Given records:
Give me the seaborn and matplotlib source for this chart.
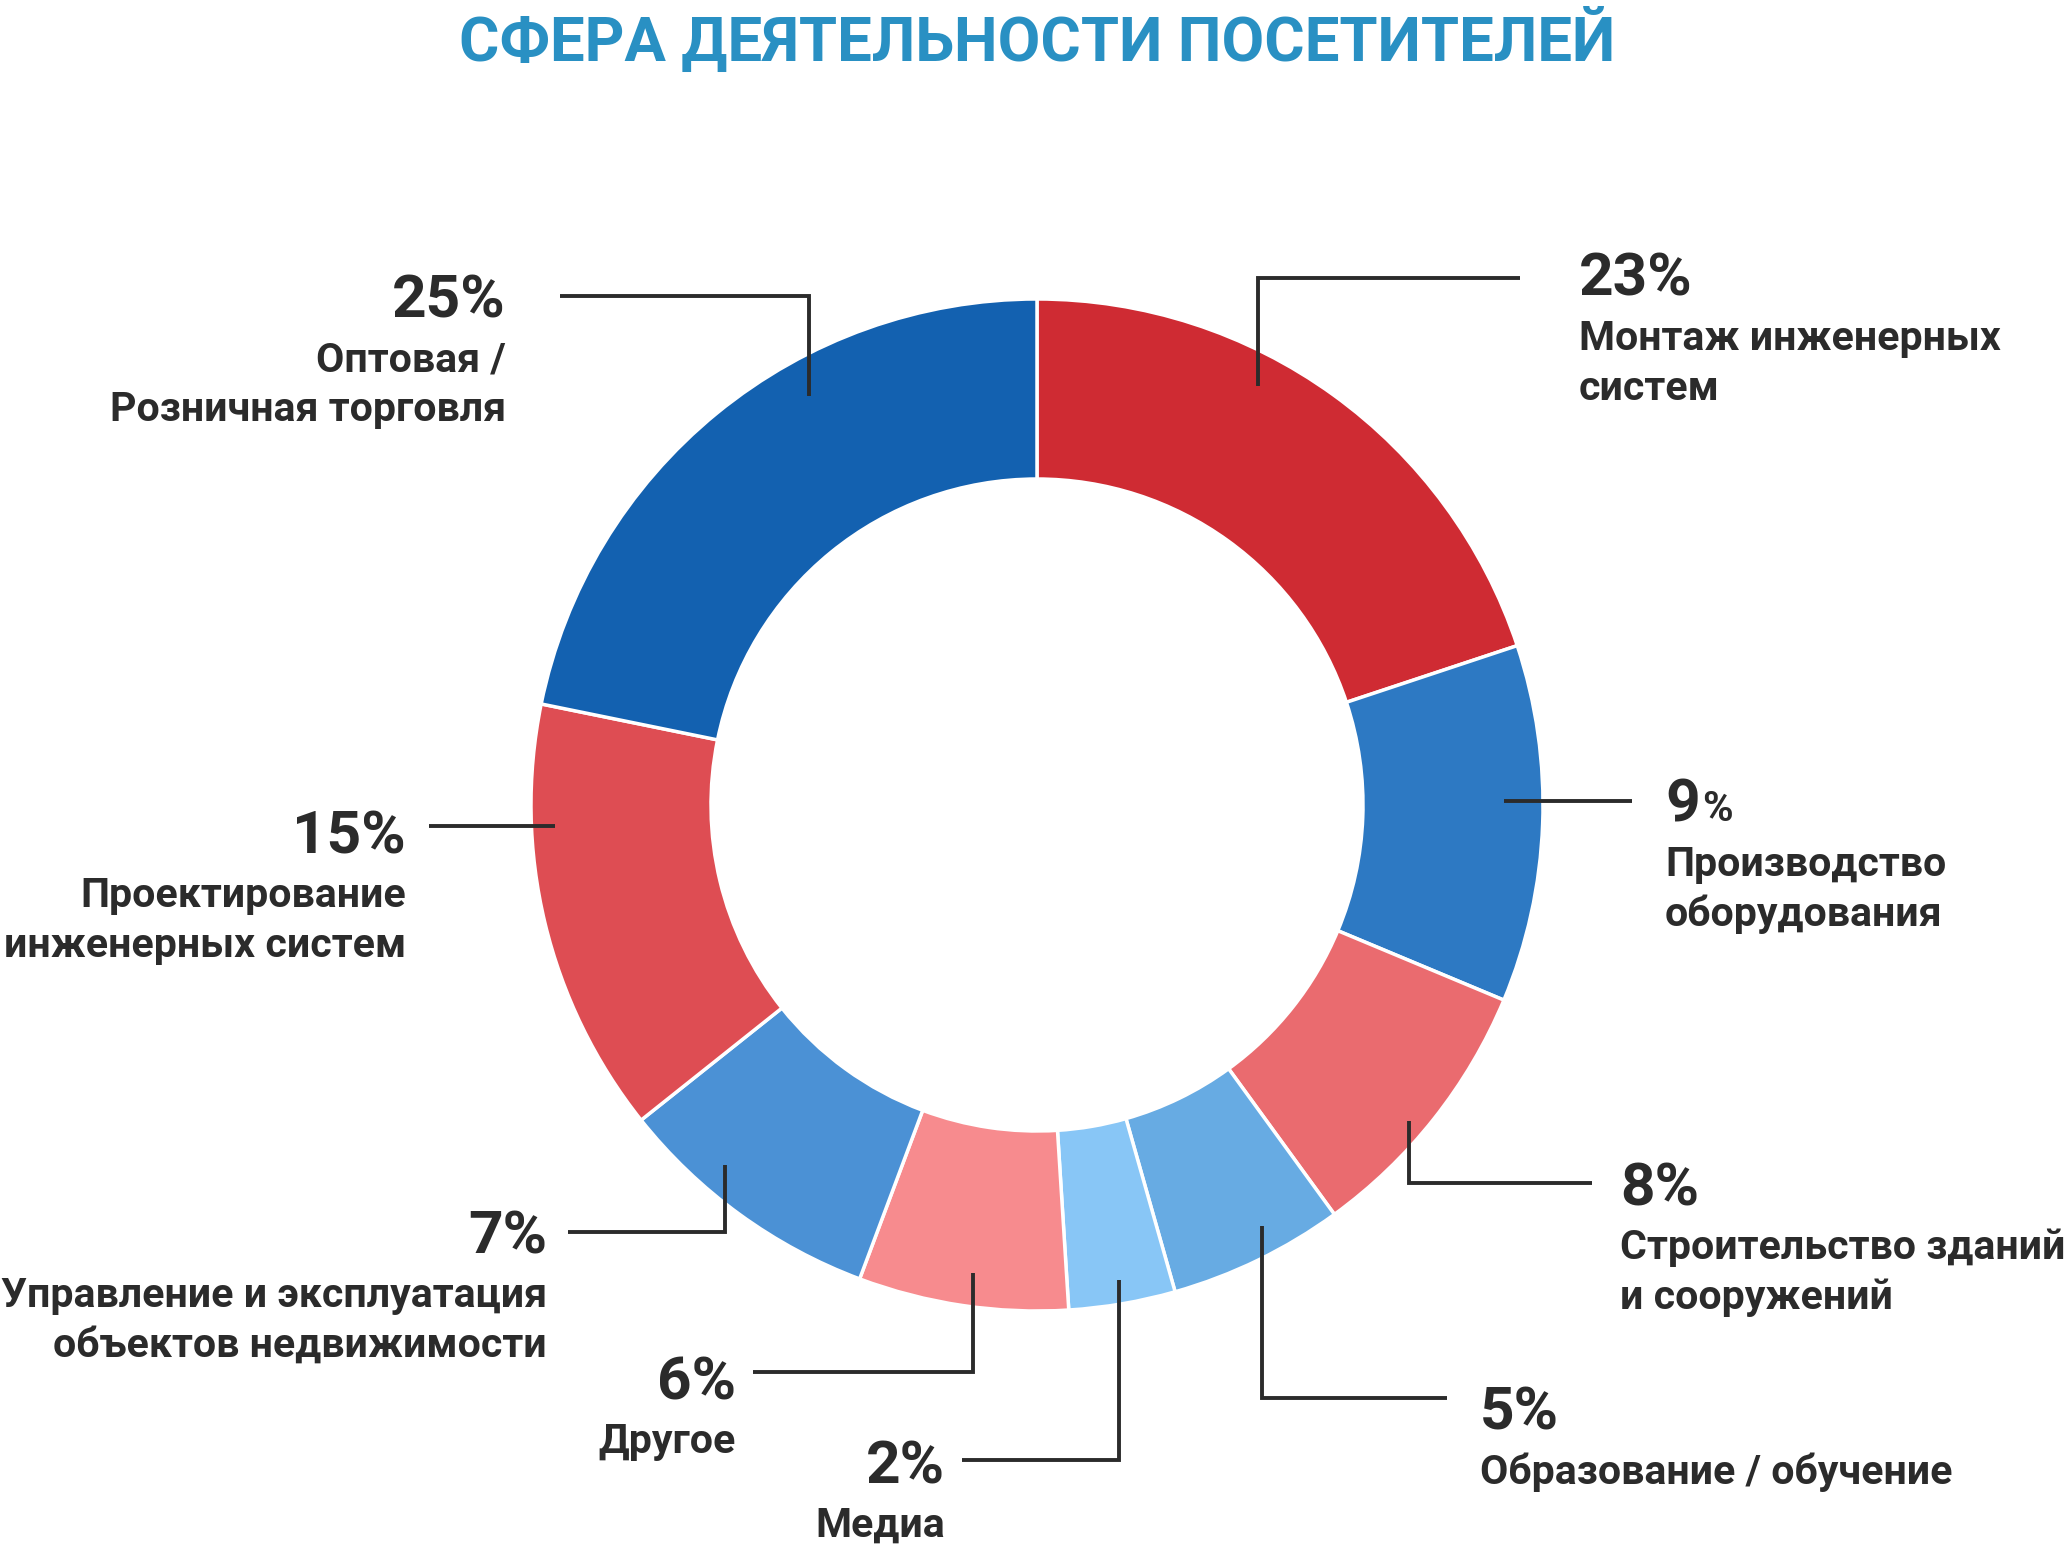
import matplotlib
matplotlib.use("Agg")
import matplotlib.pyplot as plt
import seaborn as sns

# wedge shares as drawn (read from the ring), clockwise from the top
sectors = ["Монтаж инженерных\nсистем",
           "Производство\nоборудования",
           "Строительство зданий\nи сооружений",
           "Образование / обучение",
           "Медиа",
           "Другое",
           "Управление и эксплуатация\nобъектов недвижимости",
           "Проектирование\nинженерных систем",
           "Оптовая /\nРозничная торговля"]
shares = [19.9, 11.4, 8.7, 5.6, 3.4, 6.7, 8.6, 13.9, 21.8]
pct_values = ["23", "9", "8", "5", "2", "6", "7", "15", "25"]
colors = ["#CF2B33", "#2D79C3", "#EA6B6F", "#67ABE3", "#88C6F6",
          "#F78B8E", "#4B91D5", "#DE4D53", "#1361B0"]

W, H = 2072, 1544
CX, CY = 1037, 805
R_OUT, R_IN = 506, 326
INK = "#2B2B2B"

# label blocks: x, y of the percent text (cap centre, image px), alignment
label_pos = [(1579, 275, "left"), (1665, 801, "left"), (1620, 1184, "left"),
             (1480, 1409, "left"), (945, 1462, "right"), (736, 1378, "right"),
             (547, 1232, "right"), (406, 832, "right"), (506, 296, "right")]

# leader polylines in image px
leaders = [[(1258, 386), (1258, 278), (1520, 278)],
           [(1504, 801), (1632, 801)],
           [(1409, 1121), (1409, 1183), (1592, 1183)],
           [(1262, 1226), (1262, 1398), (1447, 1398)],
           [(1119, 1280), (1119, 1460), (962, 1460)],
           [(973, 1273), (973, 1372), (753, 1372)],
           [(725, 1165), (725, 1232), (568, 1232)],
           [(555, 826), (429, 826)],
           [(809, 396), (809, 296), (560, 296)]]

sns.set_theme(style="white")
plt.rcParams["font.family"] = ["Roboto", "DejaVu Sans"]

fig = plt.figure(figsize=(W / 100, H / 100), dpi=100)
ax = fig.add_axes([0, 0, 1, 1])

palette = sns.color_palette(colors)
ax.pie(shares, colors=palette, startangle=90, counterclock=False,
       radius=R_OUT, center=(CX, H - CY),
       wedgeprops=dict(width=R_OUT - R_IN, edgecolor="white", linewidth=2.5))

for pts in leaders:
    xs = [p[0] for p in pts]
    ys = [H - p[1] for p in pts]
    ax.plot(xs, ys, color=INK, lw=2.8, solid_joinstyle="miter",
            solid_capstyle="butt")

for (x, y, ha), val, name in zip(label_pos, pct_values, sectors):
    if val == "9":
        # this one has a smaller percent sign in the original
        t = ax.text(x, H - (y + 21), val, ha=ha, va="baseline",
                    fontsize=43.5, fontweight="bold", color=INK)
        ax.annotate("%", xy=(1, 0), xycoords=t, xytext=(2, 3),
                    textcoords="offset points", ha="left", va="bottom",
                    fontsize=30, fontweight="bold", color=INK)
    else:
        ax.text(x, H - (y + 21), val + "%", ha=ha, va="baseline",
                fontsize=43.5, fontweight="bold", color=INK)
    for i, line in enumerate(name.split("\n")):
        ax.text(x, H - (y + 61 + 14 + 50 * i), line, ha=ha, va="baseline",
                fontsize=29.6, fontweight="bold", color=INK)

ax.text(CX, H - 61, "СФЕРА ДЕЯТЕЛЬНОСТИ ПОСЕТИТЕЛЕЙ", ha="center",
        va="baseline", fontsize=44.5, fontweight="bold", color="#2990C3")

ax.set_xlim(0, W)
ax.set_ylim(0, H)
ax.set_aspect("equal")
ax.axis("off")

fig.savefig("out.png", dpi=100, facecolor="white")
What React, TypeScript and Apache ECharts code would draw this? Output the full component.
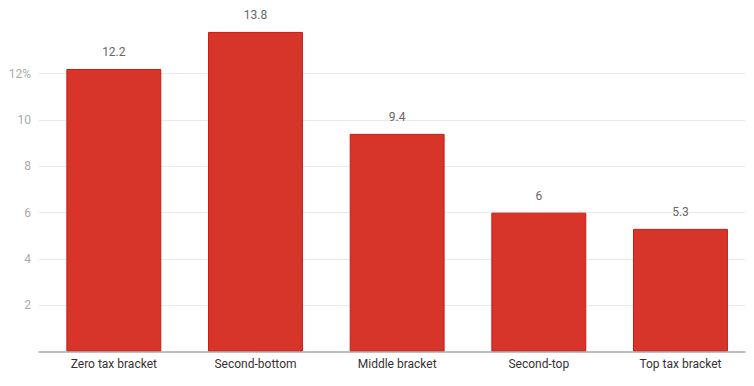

Task prompt:
Look through the data above. Each line containing the word "matplotlib" needs to be copied.

The result:
Give me the seaborn and matplotlib source for this chart.
import matplotlib
matplotlib.use("Agg")
import matplotlib.pyplot as plt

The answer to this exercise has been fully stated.